The role has a start time and a finish time. Those are defined in the contract of employment. They arrive in time to start at the start time, unless it has been agreed in advance that they will arrive late.
>she has already come in late/left early multiple times
Why? If you have finished work and decide that she can leave work early, that's fine but otherwise she is there until the agreed finish time.
>+ some flex as needed
How have you defined that in your discussions with your nanny? To me that means that on occasion a later finish time may be needed. In my case, MumBoss or DadBoss may get delayed on their way home, so if MB is stuck in traffic then I cannot leave until she gets home. If DB is working from home and has a phone call come in close to finish time, he can't just hang up the phone at 5pm... it may be a little bit longer before he is able to take over.
If your nanny needs to come in late for some reason, then you may be flexible on that occasionally. However it's been two weeks and it's been more than once, and it may not have been agreed in advance. It sounds like poor timekeeping to me. You need to set the expectation that they arrive at work on time, ideally a little early.
>occasionally steps out for lunch while the baby naps (but baby inevitably wakes up before she is back).
That is not part of the deal surely. She is paid for the entire day, does not get a lunch break as such. Nannies work through the entire time, getting some downtime but not able to leave to go out for a lunch break.
I have had situations where baby has been asleep and older child needs collecting from nursery/school. MB working from home, so asked them if it is ok to leave baby sleeping (MB takes baby monitor), to which MB may say yes if convenient. In your case, you had a meeting you knew about, so you would not have said Yes to such a request. So did nanny not ask before leaving?

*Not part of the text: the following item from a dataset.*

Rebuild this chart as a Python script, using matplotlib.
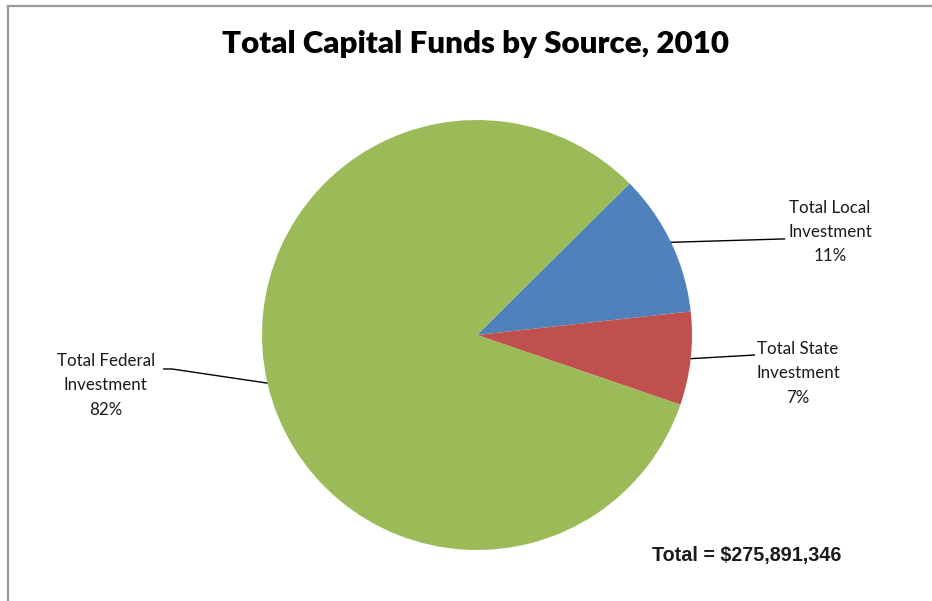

>How do you address this with nanny?
Be very clear with your expectations. Start time is the time they need to be at your home, ready to work. Finish time is when they are likely to be able to leave, and you will do everything you can to make sure they are able to do so. Finish time should be a little later than you know you will usually be available... so if you log off at 5pm... then nanny finish time 5:15pm would be better than 5pm.

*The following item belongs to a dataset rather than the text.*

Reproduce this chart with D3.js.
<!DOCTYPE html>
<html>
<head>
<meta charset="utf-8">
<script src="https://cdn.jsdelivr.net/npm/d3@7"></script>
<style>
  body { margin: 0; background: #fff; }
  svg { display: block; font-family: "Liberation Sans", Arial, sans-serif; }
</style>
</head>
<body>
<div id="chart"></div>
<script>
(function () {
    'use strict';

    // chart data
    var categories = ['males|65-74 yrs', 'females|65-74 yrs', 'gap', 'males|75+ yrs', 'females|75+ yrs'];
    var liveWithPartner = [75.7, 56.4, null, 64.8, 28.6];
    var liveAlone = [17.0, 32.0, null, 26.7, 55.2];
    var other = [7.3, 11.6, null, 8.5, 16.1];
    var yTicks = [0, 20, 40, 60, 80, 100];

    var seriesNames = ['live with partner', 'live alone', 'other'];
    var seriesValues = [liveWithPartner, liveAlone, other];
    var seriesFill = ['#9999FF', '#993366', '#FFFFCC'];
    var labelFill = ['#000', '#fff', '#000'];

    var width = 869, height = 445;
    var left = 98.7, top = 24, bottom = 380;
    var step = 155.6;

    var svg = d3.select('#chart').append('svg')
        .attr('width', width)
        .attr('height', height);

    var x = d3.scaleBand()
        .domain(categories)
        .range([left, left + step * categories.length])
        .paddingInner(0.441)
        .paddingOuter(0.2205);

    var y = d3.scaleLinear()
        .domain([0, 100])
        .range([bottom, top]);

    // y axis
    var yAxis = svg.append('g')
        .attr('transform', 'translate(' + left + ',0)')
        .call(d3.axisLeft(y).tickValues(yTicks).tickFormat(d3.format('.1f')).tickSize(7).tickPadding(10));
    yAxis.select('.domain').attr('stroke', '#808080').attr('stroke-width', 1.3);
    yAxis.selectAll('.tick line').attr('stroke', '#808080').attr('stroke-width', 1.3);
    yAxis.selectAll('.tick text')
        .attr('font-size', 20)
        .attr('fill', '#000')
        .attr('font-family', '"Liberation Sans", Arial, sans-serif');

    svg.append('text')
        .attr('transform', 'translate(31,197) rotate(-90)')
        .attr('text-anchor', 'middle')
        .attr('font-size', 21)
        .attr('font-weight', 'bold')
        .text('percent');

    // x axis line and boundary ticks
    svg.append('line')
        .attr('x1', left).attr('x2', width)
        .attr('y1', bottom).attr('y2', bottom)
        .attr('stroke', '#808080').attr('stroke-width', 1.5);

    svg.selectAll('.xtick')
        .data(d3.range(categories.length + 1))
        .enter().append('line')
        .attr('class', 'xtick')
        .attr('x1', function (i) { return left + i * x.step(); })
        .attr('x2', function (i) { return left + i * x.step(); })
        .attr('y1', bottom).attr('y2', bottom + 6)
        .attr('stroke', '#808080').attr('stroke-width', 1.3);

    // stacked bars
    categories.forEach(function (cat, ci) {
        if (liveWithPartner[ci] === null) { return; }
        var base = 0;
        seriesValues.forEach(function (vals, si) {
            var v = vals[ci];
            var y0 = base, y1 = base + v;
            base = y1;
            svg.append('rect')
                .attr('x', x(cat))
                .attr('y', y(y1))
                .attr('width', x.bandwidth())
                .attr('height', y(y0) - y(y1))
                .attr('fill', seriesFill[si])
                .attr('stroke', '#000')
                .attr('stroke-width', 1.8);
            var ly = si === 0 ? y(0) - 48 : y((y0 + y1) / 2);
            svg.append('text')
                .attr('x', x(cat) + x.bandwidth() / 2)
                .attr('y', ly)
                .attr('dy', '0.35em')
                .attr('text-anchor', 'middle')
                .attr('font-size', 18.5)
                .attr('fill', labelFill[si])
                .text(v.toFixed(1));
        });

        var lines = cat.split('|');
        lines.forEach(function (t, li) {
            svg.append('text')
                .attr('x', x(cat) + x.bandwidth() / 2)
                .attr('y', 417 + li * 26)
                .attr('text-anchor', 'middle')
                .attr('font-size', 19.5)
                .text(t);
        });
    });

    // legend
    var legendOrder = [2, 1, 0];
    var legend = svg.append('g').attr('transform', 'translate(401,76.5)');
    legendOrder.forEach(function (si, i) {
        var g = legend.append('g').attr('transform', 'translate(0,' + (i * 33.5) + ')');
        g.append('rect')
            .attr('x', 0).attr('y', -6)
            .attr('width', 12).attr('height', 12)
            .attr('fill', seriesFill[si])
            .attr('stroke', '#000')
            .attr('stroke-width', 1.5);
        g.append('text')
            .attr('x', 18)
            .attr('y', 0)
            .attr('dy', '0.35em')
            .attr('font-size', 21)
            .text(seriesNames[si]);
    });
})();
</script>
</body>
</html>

Be clear about how to communicate with you during the day. They cannot just be leaving to go out without taking baby with them. They cannot assume you are able to keep an ear out for baby, they have to ask and you have to agree based on your work schedule.
>How do you manage pay?
The contract should have in it about pay for the contracted hours and about overtime.

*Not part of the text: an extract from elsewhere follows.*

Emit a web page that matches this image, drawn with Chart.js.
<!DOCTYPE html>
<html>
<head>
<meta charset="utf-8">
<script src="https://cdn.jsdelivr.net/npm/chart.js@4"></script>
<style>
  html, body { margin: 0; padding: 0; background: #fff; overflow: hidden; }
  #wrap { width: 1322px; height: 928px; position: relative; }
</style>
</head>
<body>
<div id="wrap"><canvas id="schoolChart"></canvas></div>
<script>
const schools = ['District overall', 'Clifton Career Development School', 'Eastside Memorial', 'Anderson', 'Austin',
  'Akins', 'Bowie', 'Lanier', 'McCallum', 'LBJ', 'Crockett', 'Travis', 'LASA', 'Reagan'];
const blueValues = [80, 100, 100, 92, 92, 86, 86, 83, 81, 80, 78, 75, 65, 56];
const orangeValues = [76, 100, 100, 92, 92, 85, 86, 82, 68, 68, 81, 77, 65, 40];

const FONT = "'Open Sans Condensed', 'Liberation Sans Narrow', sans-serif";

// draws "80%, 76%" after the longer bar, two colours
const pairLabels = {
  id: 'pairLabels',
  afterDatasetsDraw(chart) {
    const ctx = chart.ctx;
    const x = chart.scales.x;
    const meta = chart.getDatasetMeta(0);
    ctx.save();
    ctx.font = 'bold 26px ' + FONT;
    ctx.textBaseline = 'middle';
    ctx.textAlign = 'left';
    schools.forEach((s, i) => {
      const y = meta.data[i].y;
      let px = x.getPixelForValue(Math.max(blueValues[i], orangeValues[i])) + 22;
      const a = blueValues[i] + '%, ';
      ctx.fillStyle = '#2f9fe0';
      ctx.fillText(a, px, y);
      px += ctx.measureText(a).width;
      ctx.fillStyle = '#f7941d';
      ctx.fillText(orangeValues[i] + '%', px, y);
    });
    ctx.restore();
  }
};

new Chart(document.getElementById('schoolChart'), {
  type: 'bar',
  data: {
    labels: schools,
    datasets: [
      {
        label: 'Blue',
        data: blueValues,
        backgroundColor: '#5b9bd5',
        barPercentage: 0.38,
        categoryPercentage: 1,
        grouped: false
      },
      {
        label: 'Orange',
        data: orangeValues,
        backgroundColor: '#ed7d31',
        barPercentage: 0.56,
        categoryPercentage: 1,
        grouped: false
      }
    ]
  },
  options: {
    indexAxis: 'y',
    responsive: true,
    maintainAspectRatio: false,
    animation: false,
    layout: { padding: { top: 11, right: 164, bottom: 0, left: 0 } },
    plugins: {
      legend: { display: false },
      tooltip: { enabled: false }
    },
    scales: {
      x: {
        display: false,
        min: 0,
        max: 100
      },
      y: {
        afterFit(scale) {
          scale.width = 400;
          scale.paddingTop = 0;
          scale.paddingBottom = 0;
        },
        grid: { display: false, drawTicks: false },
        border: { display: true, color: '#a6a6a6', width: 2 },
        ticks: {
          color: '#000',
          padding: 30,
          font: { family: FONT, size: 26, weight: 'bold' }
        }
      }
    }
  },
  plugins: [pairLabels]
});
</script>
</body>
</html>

Avoid clock watching. Give and take works well in my experience. You finish your work early, you let nanny leave early, and pay is the same as if nanny worked the entire contracted hours that day. This builds up some grace for when you are a few minutes late. If you are 15, 30 minutes late, then do overtime pay.
In the same way, if you nanny is consistently at work on time, then on the rare occasion they are few minutes late, you don't mind and don't deduct pay.
You have had a nanny before, so do what worked then. Nip the late arriving for work in the bud and be clear about how you are working from home, which does not mean you can care for baby... nanny cannot go out for lunch.